Von Christoph Richter | 13.05.2016
    Die neue Landesregierung von Sachsen-Anhalt vor der Staatskanzlei in Magdeburg am 25.04.2016.
    Die neue Landesregierung von Sachsen-Anhalt vor der Staatskanzlei in Magdeburg. (picture alliance / dpa / Jens Wolf)
    "Ich sehe es nicht ein, dass ein Ministerium das sehr gut geführt war, jetzt eine Partei bekommt, die es gerade mal mit etwas mehr als fünf Prozent in den Landtag geschafft hat. Eine Partei, die in Sachsen-Anhalt und woanders, nicht in der Lage ist für uns Landwirte tätig zu sein."
    Landwirt Manfred Wesche aus der Börde ist in Aufruhr. Weil kein CDU-Mann, sondern die grüne Landespolitikerin Claudia Dalbert, die sich bisher keinen Namen in der Agrarpolitik gemacht hat, Landwirtschaftsministerin in Sachsen-Anhalt geworden ist. Bereits Tage vor der Regierungsbildung haben hunderte – hauptsächlich aus dem konservativen Milieu stammende - Bauern und Waldbesitzer lautstark gegen die grüne Ministerin demonstriert. Ein Ressort, das im landwirtschaftlich geprägten Sachsen-Anhalt bisher traditionell von der Union besetzt wurde.
    "Dass ist etwas, was ich nicht auf dem Zettel hatte, dass offensichtlich signifikante bis sehr große Teile der CDU nicht hinter dem Kenia-Modell stehen."
    So klang es bei der neuen Landwirtschaftsministerin Claudia Dalbert von Bündnis 90/Die Grünen während der Koalitionsverhandlungen.
    Zankapfel Ökolandbau
    Insbesondere ein Punkt im Koalitionsvertrag sorgt für Diskussion: der Ökolandbau. Den will man von heute fünf auf 20 Prozent steigern. Gerade die konventionell arbeitende Landwirte sehen darin ein Fingerzeig der Grünen. Die sie im Verdacht haben, dass EU-Agrar-Subventionssystem radikal umbauen zu wollen.
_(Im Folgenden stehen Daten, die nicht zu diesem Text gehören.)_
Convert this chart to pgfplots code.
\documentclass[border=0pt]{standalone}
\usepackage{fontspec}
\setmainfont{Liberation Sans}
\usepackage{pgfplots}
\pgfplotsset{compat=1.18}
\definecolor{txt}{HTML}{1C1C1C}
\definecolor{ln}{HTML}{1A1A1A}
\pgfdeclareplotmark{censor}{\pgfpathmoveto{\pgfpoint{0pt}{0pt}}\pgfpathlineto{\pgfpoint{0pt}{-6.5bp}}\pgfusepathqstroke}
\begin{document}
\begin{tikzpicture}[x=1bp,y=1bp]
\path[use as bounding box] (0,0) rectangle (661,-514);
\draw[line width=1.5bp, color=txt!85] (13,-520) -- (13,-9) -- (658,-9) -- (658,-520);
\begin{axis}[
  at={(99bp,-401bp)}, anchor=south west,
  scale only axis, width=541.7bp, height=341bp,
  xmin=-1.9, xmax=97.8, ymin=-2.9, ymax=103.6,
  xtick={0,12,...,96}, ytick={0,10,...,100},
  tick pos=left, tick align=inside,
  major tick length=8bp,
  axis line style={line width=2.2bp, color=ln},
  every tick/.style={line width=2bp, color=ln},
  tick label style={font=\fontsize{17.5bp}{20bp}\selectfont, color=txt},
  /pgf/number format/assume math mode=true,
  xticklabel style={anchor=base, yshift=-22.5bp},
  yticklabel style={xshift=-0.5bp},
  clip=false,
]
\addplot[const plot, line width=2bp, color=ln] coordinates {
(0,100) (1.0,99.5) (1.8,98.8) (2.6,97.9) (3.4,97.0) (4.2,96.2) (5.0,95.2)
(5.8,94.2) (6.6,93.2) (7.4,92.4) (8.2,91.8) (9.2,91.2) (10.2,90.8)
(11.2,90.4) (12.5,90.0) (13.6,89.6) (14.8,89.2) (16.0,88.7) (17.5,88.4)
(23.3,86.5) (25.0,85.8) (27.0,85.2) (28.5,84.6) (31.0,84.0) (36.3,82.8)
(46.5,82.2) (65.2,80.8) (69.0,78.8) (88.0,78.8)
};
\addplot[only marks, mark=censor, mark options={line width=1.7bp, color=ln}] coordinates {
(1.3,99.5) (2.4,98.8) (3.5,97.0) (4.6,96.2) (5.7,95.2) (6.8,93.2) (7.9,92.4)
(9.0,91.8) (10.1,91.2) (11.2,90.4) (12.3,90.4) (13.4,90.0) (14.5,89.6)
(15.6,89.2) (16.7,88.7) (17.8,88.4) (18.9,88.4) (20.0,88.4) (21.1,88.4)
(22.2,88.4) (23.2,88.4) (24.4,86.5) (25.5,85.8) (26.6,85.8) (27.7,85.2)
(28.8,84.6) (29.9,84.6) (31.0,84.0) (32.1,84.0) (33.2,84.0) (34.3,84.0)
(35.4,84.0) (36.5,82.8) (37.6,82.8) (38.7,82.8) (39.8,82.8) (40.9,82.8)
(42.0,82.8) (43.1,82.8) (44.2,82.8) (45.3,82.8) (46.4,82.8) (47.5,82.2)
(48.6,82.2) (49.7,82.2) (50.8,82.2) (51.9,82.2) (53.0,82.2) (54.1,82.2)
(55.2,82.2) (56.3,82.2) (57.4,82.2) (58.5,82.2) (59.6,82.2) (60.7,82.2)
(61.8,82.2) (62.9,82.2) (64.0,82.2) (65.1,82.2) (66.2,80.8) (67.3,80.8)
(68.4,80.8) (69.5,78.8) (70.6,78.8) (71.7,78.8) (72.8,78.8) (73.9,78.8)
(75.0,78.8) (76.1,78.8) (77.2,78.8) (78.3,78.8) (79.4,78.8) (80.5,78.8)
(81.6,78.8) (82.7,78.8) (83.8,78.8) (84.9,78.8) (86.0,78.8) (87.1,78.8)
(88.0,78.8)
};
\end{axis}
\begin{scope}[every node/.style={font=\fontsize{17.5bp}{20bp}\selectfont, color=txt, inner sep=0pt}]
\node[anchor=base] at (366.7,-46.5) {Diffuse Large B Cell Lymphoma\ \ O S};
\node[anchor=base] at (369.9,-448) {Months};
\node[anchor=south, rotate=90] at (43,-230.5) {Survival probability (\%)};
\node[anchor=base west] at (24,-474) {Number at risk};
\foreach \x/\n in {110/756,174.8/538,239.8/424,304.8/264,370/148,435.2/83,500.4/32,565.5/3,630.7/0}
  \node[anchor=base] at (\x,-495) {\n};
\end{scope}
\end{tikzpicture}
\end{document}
Sachsen-Anhalts Bauern befürchten, dass die Gelder künftig vermehrt nur noch in den Ökolandbau fließen sollen.
    Weitere Eckpunkte des bundesweit ersten schwarz-rot-grünen Koalitionsvertrages: Man will den Verkauf von Ackerboden stärker als bisher regulieren. Agrar-Investoren soll der Zugriff erschwert, das Tierwohl verbessert werden. Im Koalitionsvertrag heißt es dazu wörtlich: "Wir werden den landesweit einheitlichen Verwaltungsvollzug sicherstellen, der tierärztlichen Beratung ein höheres Gewicht geben." Hintergrund sind die teils gravierenden Verstöße großer Schweinezüchter gegen die Tierschutz-Nutztierhaltungsverordnung.
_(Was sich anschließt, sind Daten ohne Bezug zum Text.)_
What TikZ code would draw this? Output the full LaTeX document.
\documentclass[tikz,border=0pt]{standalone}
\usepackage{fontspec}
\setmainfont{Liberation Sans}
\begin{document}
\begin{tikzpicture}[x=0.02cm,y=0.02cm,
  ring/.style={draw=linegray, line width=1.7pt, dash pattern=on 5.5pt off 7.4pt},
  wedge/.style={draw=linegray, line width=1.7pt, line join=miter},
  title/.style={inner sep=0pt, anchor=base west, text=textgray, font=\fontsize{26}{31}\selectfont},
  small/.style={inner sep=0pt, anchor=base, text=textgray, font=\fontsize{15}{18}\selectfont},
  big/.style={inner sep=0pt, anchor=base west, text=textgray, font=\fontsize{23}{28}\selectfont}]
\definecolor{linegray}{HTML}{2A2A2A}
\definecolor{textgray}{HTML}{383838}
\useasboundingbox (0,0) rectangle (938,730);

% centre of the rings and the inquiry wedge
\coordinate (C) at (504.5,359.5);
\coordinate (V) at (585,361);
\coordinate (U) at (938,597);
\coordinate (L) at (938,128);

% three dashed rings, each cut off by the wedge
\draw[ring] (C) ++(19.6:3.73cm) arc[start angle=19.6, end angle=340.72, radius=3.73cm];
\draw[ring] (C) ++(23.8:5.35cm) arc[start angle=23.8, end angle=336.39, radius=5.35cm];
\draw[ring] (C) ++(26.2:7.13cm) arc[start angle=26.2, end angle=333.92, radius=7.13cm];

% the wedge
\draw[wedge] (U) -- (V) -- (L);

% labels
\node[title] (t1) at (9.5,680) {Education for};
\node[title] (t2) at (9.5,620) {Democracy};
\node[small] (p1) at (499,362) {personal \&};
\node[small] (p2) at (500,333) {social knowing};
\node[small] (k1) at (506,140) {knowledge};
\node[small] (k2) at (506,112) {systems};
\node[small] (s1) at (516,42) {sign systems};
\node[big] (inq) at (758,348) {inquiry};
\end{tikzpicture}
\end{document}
    Auf Bundesebene will man sich für die Lebensmittelkennzeichnung bei der Verwendung gentechnisch veränderter Substanzen einsetzen. Im Forstbereich haben sich Befürchtungen der Waldbesitzer nicht bestätigt, denn Wälder sollen weiter als Holzlieferant dienen, werden nicht zu reinen Naturschutzgebieten ausgewiesen. Deutlich wird nicht, wie der Einsatz von Pflanzenschutzmitteln gesehen wird, den die Grünen im Land in den letzten Jahren sehr deutlich kritisiert haben.
    Große Differenzen zeigten sich
    Letztlich zeigt sich am Umgang der Union mit den Grünen im Land, dass in den Bereichen der Landwirtschaft und Umwelt große Differenzen existieren. Die Arbeit der Landwirtschaftsministerin sie könnte zur Sollbruchstelle der Kenia-Koalition werden.
    Um sich dahingehend die Arbeit zu erleichtern, hat sich die habilitierte Psychologin und neue Landwirtschaftsministerin Claudia Dalbert zwei ausgewiesene Landwirtschafts-Experten als Staatssekretäre an die Seite geholt. Klaus Rheda, den früheren Präsidenten des Landesumweltamtes sowie den promovierten Landwirt Ralf-Peter Weber. Zwei kommunikative Persönlichkeiten, die den durchaus ruppigen Ton der Landwirte kennen und gewohnt sind. Damit reicht Dalbert den Bauern die Hand. Ein durchaus kluger Schachzug, sagen selbst Stimmen in der Union.